Lester: It Took Many Years To Feel Comfortable With Boston Media

Everyone says that playing baseball in Boston and dealing with the local sports media is tougher, or at the very least "different", than it is in any other city.

This has generally seemed like some cliche the Boston media has perpetuated to make themselves appear more ruthless and powerful, but then you read the blunt comments of someone like Jon Lester, longtime Red Sox pitcher and current Cubs starter, and you think that perhaps there is some truth to it after all.

Over the past weekend, Lester told Rob Bradford (WEEI) that even though he played nearly nine seasons with the Red Sox, he truly didn't get a complete handle on the media until his second-to-last year in Boston.
"It took me probably until probably the end of '13 to really start feeling comfortable with really answering questions," Lester said. "That's, what, seven or eight years? Then '14 rolled around and you had a whole new bag of Cracker Jacks to deal with. That's when I just kind of said, '[Expletive] it. Here. I'll be as candid as I can with you guys.'

"It took me seven years, and I was there since 2002 [when he was drafted], to really feel comfortable around it, navigating who I could talk to and who I couldn't talk to. Who I could say certain things to and who I couldn't. Stuff like that. You're throwing a guy like David Price in there with this huge deal and he's trying to navigate his way through it too. It's tough."
Bradford notes that Price seems like a prime example of "a player whose approach often butts heads with the local landscape". (One example is here.)
"I saw the stuff he tweeted out. Hey, threw a bullpen, threw all my pitches, felt great. If you guys have any more questions ask Manager John. Probably innocent. Off day. Maybe he's just trying to get out there. But ... [expletive] storm," Lester said.
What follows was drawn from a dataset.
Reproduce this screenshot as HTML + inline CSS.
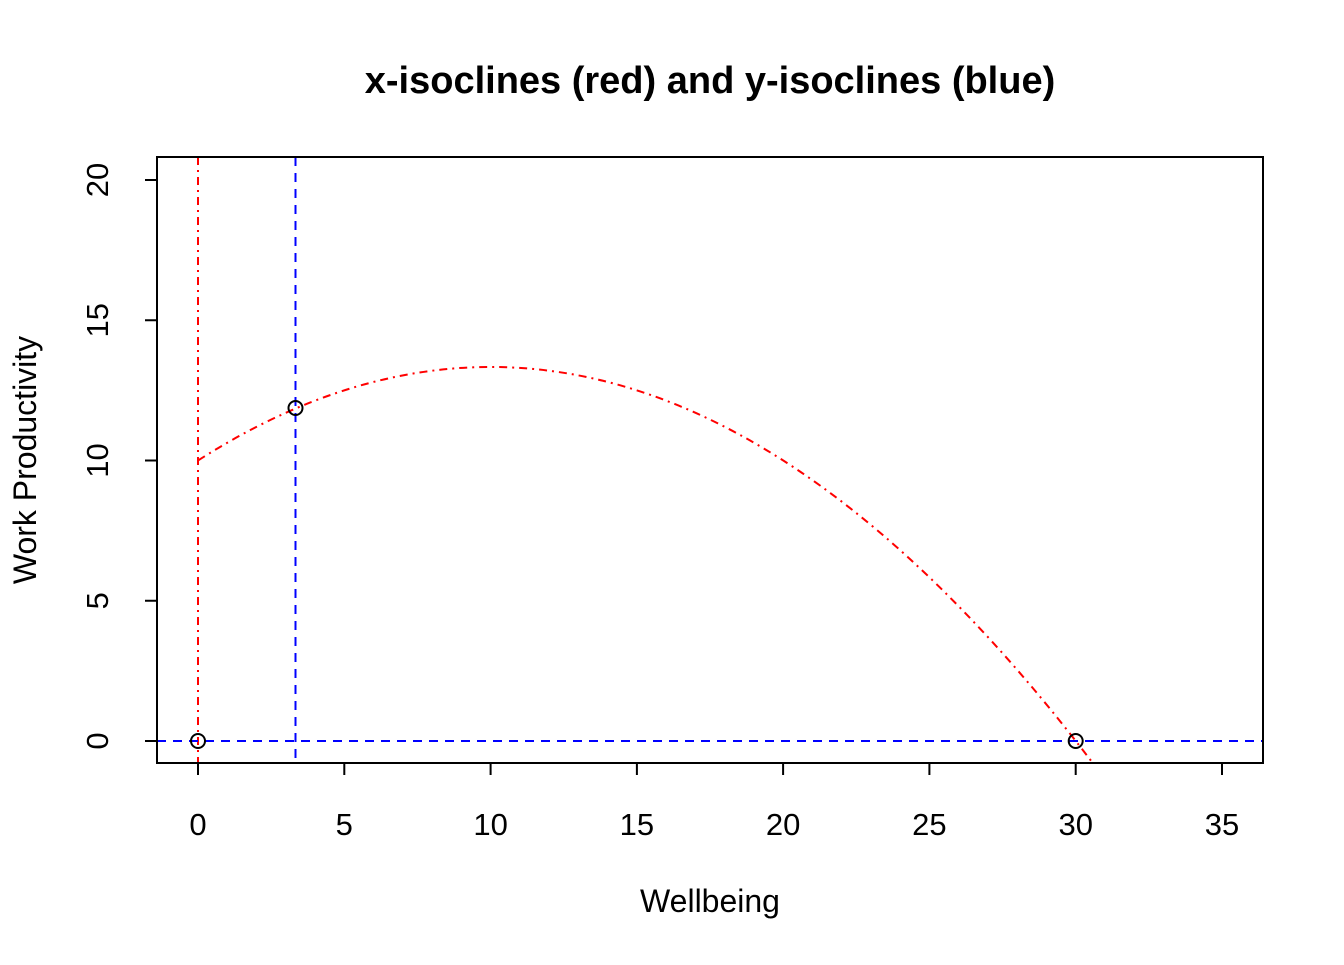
<!DOCTYPE html>
<html><head><meta charset="utf-8"><style>
html,body{margin:0;padding:0;background:#fff;}
svg text{font-family:"Liberation Sans",Arial,sans-serif;}
</style></head><body>
<svg width="1344" height="960" xmlns="http://www.w3.org/2000/svg">
<defs><clipPath id="c"><rect x="157" y="157" width="1106" height="606"/></clipPath></defs>
<text x="710" y="93" text-anchor="middle" font-size="38" font-weight="bold">x-isoclines (red) and y-isoclines (blue)</text>
<g clip-path="url(#c)" fill="none" stroke-width="2">
<path d="M198,460.5 Q651.5,170.6 1105,779.3" stroke="#ff0000" stroke-dasharray="8,5,2,5"/>
<line x1="198" y1="157" x2="198" y2="763" stroke="#ff0000" stroke-dasharray="8,5,2,5"/>
<line x1="295.5" y1="157" x2="295.5" y2="763" stroke="#0000ff" stroke-dasharray="9,7"/>
<line x1="157" y1="741" x2="1263" y2="741" stroke="#0000ff" stroke-dasharray="9,7"/>
</g>
<g fill="none" stroke="#000" stroke-width="2">
<circle cx="198" cy="741" r="7"/>
<circle cx="295.5" cy="408" r="7"/>
<circle cx="1075.7" cy="741" r="7"/>
<rect x="157" y="157" width="1106" height="606"/>
<path d="M198,763v12M344.3,763v12M490.6,763v12M636.9,763v12M783.1,763v12M929.4,763v12M1075.7,763v12M1222,763v12"/>
<path d="M157,741h-12M157,600.8h-12M157,460.5h-12M157,320.3h-12M157,180h-12"/>
</g>
<g font-size="31" text-anchor="middle">
<text x="198" y="835">0</text><text x="344.3" y="835">5</text><text x="490.6" y="835">10</text><text x="636.9" y="835">15</text><text x="783.1" y="835">20</text><text x="929.4" y="835">25</text><text x="1075.7" y="835">30</text><text x="1222" y="835">35</text>
<text transform="translate(108,741) rotate(-90)">0</text>
<text transform="translate(108,600.8) rotate(-90)">5</text>
<text transform="translate(108,460.5) rotate(-90)">10</text>
<text transform="translate(108,320.3) rotate(-90)">15</text>
<text transform="translate(108,180) rotate(-90)">20</text>
</g>
<g font-size="32" text-anchor="middle">
<text x="710" y="912">Wellbeing</text>
<text transform="translate(36,460) rotate(-90)">Work Productivity</text>
</g>
</svg>
</body></html>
"I guarantee you if you asked David before you did it, he's probably like, 'I want to get out of here. I want to do my stuff, get out and not answer any questions. Have the manager do it and I'll tweet something out.' Innocent enough, and he's getting crushed. He's probably thinking, 'I can't do anything right.' That's the hard part, because it's easy when you're pitching well. The ones that were hard were the ones where you're sitting there and knowing I don't have the answers. It's hard to navigate through that. I don't know if they fully understand it."
Lester explained that someone like Curt Schilling (who he played alongside for two seasons)
read everything that was written every day, whether he was in it or not. And he had answers for it every day, whether you liked the answers or not, whatever. You have guys who can do that and still go out and perform. And then you have guys who read one little thing and they're like, 'Screw you, I'm out.' ...

"It's every day," Lester said. "It's a mental grind. It's a grind every day, where you have to be up on your information and have the knowledge of what's going in the clubhouse to be ready. Because if you walk in and you get blind-sided by a story then you're [expletive]. I think sometimes they do their research on their guys and they go, 'He can handle it.' And then you throw them in. You don't know if they can handle it until you're here."
Looking at the current Red Sox roster, Lester said:
"I feel what is hard for guys is now they don't have a lot of veteran guys over there that have been here for a long time and have dealt with the ups and downs. Guys like Mookie and Jackie are so young and they really haven't been through it. Some of them have been through some personal things. But the older guys are guys like Porcello, Price and Sale, but those guys haven't been here so it's not like you can lean on them. And that's not their fault. But they're new and they're trying to figure it out just like the young guys."